DIRECTIONS FOR THIS TASK:
Carry none of the pictures over; write out the complete data exactly.

== AVAILABLE DATA ==

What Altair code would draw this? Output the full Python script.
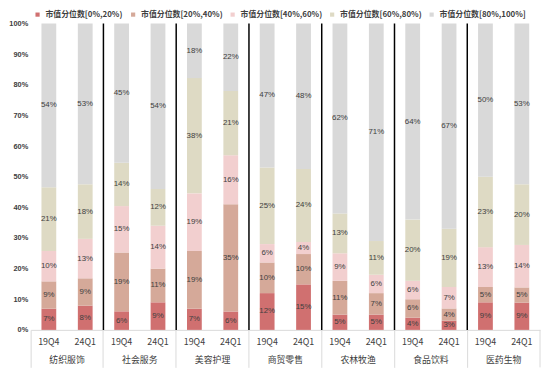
import altair as alt
import pandas as pd

groups = ["纺织服饰", "社会服务", "美容护理", "商贸零售", "农林牧渔", "食品饮料", "医药生物"]
periods = ["19Q4", "24Q1"]
series = ["市值分位数[0%,20%)", "市值分位数[20%,40%)", "市值分位数[40%,60%)",
          "市值分位数[60%,80%)", "市值分位数[80%,100%]"]
colors = ["#D07070", "#D5A999", "#F2CFCF", "#DEDAC4", "#D9D9D9"]
y_ticks = [0, 0.1, 0.2, 0.3, 0.4, 0.5, 0.6, 0.7, 0.8, 0.9, 1.0]

# values per series, ordered (group, period): 19Q4, 24Q1 for each group
s0 = [7, 8, 6, 9, 7, 6, 12, 15, 5, 5, 4, 3, 9, 9]
s1 = [9, 9, 19, 11, 19, 35, 10, 10, 11, 7, 6, 4, 5, 5]
s2 = [10, 13, 15, 14, 19, 16, 6, 4, 9, 6, 6, 7, 13, 14]
s3 = [21, 18, 14, 12, 38, 21, 25, 24, 13, 11, 20, 19, 23, 20]
s4 = [54, 53, 45, 54, 18, 22, 47, 48, 62, 71, 64, 67, 50, 53]

rows = []
for si, (name, vals) in enumerate(zip(series, [s0, s1, s2, s3, s4])):
    for k, v in enumerate(vals):
        rows.append({"group": groups[k // 2], "period": periods[k % 2], "series": name,
                     "order": si, "value": v, "label": f"{v}%"})
df = pd.DataFrame(rows)
cats = pd.DataFrame([{"group": g, "period": p} for g in groups for p in periods])
grp_df = pd.DataFrame({"group": groups})
sep_df = pd.DataFrame({"group": groups[1:]})

W, H = 517, 311
BOT = 38
CJK = "Noto Sans CJK SC"

x_enc = alt.X("group:N", sort=groups, title=None,
              scale=alt.Scale(paddingInner=0, paddingOuter=0),
              axis=alt.Axis(labels=False, bandPosition=0, domainColor="#D9D9D9",
                            tickColor="#D9D9D9", tickSize=BOT, grid=False))
x_plain = alt.X("group:N", sort=groups)
xoff = alt.XOffset("period:N", sort=periods, scale=alt.Scale(paddingInner=0, paddingOuter=0))

y_axis = alt.Axis(format=".0%", values=y_ticks, grid=False, title=None,
                  domain=False, ticks=False, labelFontSize=7.5, labelFontWeight="bold",
                  labelColor="#404040", labelPadding=3, labelOverlap=False,
                  labelFont="Liberation Sans")
y_scale = alt.Scale(domain=[0, 1], nice=False)

bars = alt.Chart(df).mark_bar(size=15).encode(
    x=x_enc,
    xOffset=xoff,
    y=alt.Y("value:Q", stack="normalize", title=None, scale=y_scale, axis=y_axis),
    color=alt.Color("series:N", sort=series,
                    scale=alt.Scale(domain=series, range=colors),
                    legend=alt.Legend(orient="none", legendX=3, legendY=-13,
                                      direction="horizontal", title=None,
                                      symbolType="square", symbolSize=18,
                                      symbolStrokeWidth=0, labelFontSize=8,
                                      labelFontWeight="bold",
                                      labelFont=CJK, labelColor="#404040",
                                      columnPadding=6, labelOffset=4)),
    order=alt.Order("order:Q"),
)

text = alt.Chart(df).transform_stack(
    stack="value", groupby=["group", "period"], as_=["v0", "v1"],
    offset="normalize", sort=[alt.SortField("order")]
).transform_calculate(mid="(datum.v0 + datum.v1) / 2").mark_text(
    fontSize=8, color="#404040", font="Liberation Sans"
).encode(x=x_plain, xOffset=xoff,
         y=alt.Y("mid:Q", title=None, scale=y_scale, axis=y_axis),
         text="label:N")

seps = alt.Chart(sep_df).mark_rule(color="black", strokeWidth=1.5).encode(
    x=alt.X("group:N", sort=groups, bandPosition=0),
    y=alt.value(0), y2=alt.value(H))

end_line = alt.Chart(grp_df.head(1)).mark_rule(color="#D9D9D9").encode(
    x=alt.value(W), y=alt.value(H), y2=alt.value(H + BOT))

period_text = alt.Chart(cats).mark_text(fontSize=9, font=CJK, color="#404040",
                                        baseline="middle").encode(
    x=x_plain, xOffset=xoff, y=alt.value(H + 12), text="period:N")

group_text = alt.Chart(grp_df).mark_text(fontSize=9, font=CJK, color="#404040",
                                         baseline="middle").encode(
    x=x_plain, y=alt.value(H + 31), text="group:N")

chart = alt.layer(bars, text, seps, end_line, period_text, group_text).properties(
    width=W, height=H,
    padding={"left": 23, "top": 13, "right": 2, "bottom": BOT},
    autosize=alt.AutoSizeParams(type="none"),
).configure_view(stroke=None)

chart.save("out.html", embed_options={"renderer": "svg", "actions": False})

===

OUTPUT BELOW:
What Altair code would draw this? Output the full Python script.
import altair as alt
import pandas as pd

groups = ["纺织服饰", "社会服务", "美容护理", "商贸零售", "农林牧渔", "食品饮料", "医药生物"]
periods = ["19Q4", "24Q1"]
series = ["市值分位数[0%,20%)", "市值分位数[20%,40%)", "市值分位数[40%,60%)",
          "市值分位数[60%,80%)", "市值分位数[80%,100%]"]
colors = ["#D07070", "#D5A999", "#F2CFCF", "#DEDAC4", "#D9D9D9"]
y_ticks = [0, 0.1, 0.2, 0.3, 0.4, 0.5, 0.6, 0.7, 0.8, 0.9, 1.0]

# values per series, ordered (group, period): 19Q4, 24Q1 for each group
s0 = [7, 8, 6, 9, 7, 6, 12, 15, 5, 5, 4, 3, 9, 9]
s1 = [9, 9, 19, 11, 19, 35, 10, 10, 11, 7, 6, 4, 5, 5]
s2 = [10, 13, 15, 14, 19, 16, 6, 4, 9, 6, 6, 7, 13, 14]
s3 = [21, 18, 14, 12, 38, 21, 25, 24, 13, 11, 20, 19, 23, 20]
s4 = [54, 53, 45, 54, 18, 22, 47, 48, 62, 71, 64, 67, 50, 53]

rows = []
for si, (name, vals) in enumerate(zip(series, [s0, s1, s2, s3, s4])):
    for k, v in enumerate(vals):
        rows.append({"group": groups[k // 2], "period": periods[k % 2], "series": name,
                     "order": si, "value": v, "label": f"{v}%"})
df = pd.DataFrame(rows)
cats = pd.DataFrame([{"group": g, "period": p} for g in groups for p in periods])
grp_df = pd.DataFrame({"group": groups})
sep_df = pd.DataFrame({"group": groups[1:]})

W, H = 517, 311
BOT = 38
CJK = "Noto Sans CJK SC"

x_enc = alt.X("group:N", sort=groups, title=None,
              scale=alt.Scale(paddingInner=0, paddingOuter=0),
              axis=alt.Axis(labels=False, bandPosition=0, domainColor="#D9D9D9",
                            tickColor="#D9D9D9", tickSize=BOT, grid=False))
x_plain = alt.X("group:N", sort=groups)
xoff = alt.XOffset("period:N", sort=periods, scale=alt.Scale(paddingInner=0, paddingOuter=0))

y_axis = alt.Axis(format=".0%", values=y_ticks, grid=False, title=None,
                  domain=False, ticks=False, labelFontSize=7.5, labelFontWeight="bold",
                  labelColor="#404040", labelPadding=3, labelOverlap=False,
                  labelFont="Liberation Sans")
y_scale = alt.Scale(domain=[0, 1], nice=False)

bars = alt.Chart(df).mark_bar(size=15).encode(
    x=x_enc,
    xOffset=xoff,
    y=alt.Y("value:Q", stack="normalize", title=None, scale=y_scale, axis=y_axis),
    color=alt.Color("series:N", sort=series,
                    scale=alt.Scale(domain=series, range=colors),
                    legend=alt.Legend(orient="none", legendX=3, legendY=-13,
                                      direction="horizontal", title=None,
                                      symbolType="square", symbolSize=18,
                                      symbolStrokeWidth=0, labelFontSize=8,
                                      labelFontWeight="bold",
                                      labelFont=CJK, labelColor="#404040",
                                      columnPadding=6, labelOffset=4)),
    order=alt.Order("order:Q"),
)

text = alt.Chart(df).transform_stack(
    stack="value", groupby=["group", "period"], as_=["v0", "v1"],
    offset="normalize", sort=[alt.SortField("order")]
).transform_calculate(mid="(datum.v0 + datum.v1) / 2").mark_text(
    fontSize=8, color="#404040", font="Liberation Sans"
).encode(x=x_plain, xOffset=xoff,
         y=alt.Y("mid:Q", title=None, scale=y_scale, axis=y_axis),
         text="label:N")

seps = alt.Chart(sep_df).mark_rule(color="black", strokeWidth=1.5).encode(
    x=alt.X("group:N", sort=groups, bandPosition=0),
    y=alt.value(0), y2=alt.value(H))

end_line = alt.Chart(grp_df.head(1)).mark_rule(color="#D9D9D9").encode(
    x=alt.value(W), y=alt.value(H), y2=alt.value(H + BOT))

period_text = alt.Chart(cats).mark_text(fontSize=9, font=CJK, color="#404040",
                                        baseline="middle").encode(
    x=x_plain, xOffset=xoff, y=alt.value(H + 12), text="period:N")

group_text = alt.Chart(grp_df).mark_text(fontSize=9, font=CJK, color="#404040",
                                         baseline="middle").encode(
    x=x_plain, y=alt.value(H + 31), text="group:N")

chart = alt.layer(bars, text, seps, end_line, period_text, group_text).properties(
    width=W, height=H,
    padding={"left": 23, "top": 13, "right": 2, "bottom": BOT},
    autosize=alt.AutoSizeParams(type="none"),
).configure_view(stroke=None)

chart.save("out.html", embed_options={"renderer": "svg", "actions": False})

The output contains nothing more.